Thanks for the reply.

Is this the line you don’t like?

“ The yellow-gold case with a screw-down back is impeccably preserved in its original condition, with the spotlight naturally falling on the exceptionally well-preserved Paul Newman Lemon dial.”

And perhaps feel that it could have read something like “the dial and movement may have been replaced before the current ownership”? But note they are talking about the case being original rather than the whole preservation?

You’ve then pointed out inconsistencies to the auction house and they haven’t updated the listing or are taking a different view (either mistakenly, deliberately or with some other knowledge)? And this perhaps is the second issue with them?

But let’s say hypothetically they had extra knowledge that you weren’t aware of then why should they have to explain to someone their position verses saying nothing or that if you don’t like the presentation then don’t bid on it?

Is any of this option rather than something we can know with certainty? And yet they are probably ignoring conventional understanding.
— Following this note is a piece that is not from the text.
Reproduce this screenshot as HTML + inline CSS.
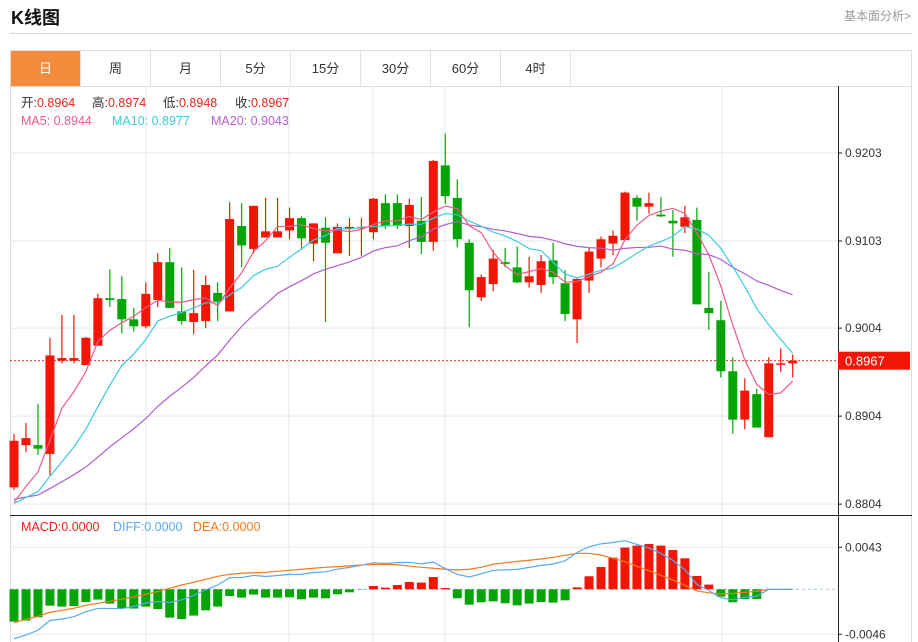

For example consider the space dwellers which I also think didn’t exist. Given that explorers weren’t flying off the shelves couldn’t it be possible that these space dweller dials ended up in cases that were already at retailers as part of some promotion. That could explain a range of case numbers? Together with loose dials that ended up in various cases. I’m not saying this is what happened just that there are other possibilities out there.

I don’t want to sound like I disagree with you as I don’t. I’m just raising questions rather than jumping on the bandwagon.